Comment from SHoerth on 28 September 2009 at 17:43

my recommendation is royaltek rgm3800. this is a very accurate GPS data logger. It can log up to 35 days. You only need 2 additional rechargeable AAA batteries for changing after 6-7 hours of running.

Comment from Mungewell on 28 September 2009 at 19:57

I would ask the 'supervisor' to introduce you to a few of the drivers, and explain to them what it is all about. Show them a few maps of Nigeria verse other places and say that they can put 'it' on the map.

Most importantly explain how to turn the GPS on/off, I assume that their first impression is that you want to snoop on them. If they buy into the project that would be a great 'win' for OSM.

Yes, bribes (or 'tokens of appreciation') will work well too... ;-)

Comment from davespod on 28 September 2009 at 20:21

By the way, I meant the iBlue 747A+. Sorry for the typo. I suppose the only issue with this is that it is AGPS, using files you need to download over the Internet every six days. But I have found it usually finds a fix within 3 or 4 minutes if the AGPS file is out of date (if the file is up-to-date, it finds a fix in seconds).

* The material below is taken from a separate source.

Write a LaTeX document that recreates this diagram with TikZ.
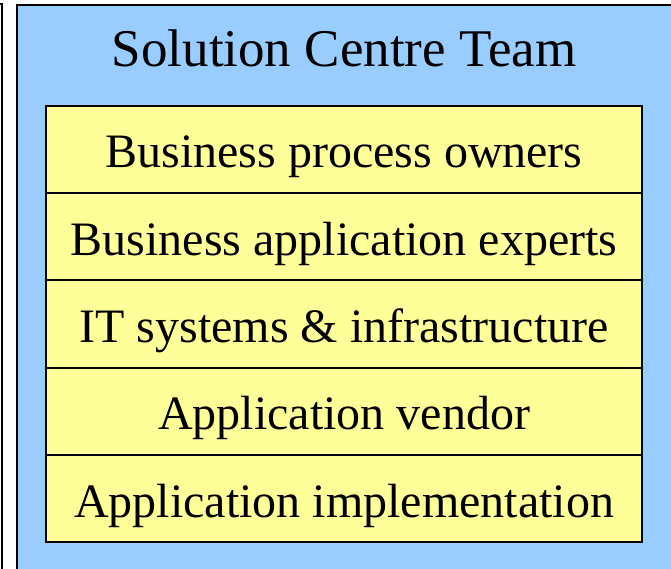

Comment from wieland on 29 September 2009 at 10:00

I use the older version iBlue 747 and can recommend it too.
It can log 24 hours without recharge.

Comment from Unusual User Name on 30 September 2009 at 03:03

At work we got in a batch of QSTARZ travel Recorders, BT-Q1000X.
Somebody did some research and testing and decided these were the best for our purposes.
About AUD$100 or $150 I think.
They pick up a signal reasonably well, but the good thing is they are not attractive (ie likely to be stolen), there is no screen, just an on/off button and waypoint button. No-one can screw with your carefully chosen settings or delete tracks either.
If you don't have the password protected software you can't get anything off.

Comment from DanHomerick on 4 October 2009 at 17:01

If you want cheap GPS units, and especially if you happen to be in the USA, then I don't think you can beat these:
http://www.newegg.com/Product/Product.aspx?Item=N82E16858194072
http://amzn.com/B001OAT9M0
Refurbished TomTom 130 units for $70 USD, and a $20 mail in rebate (limit one on the rebate, though). They include an excellent suction mount for attaching to a windshield, a car-charger, and a USB cable for connecting to a computer. TomTom units don't have a built-in data logger, but it's simple to add an open source 3rd party program to do it (just drop a few files in a folder to add programs).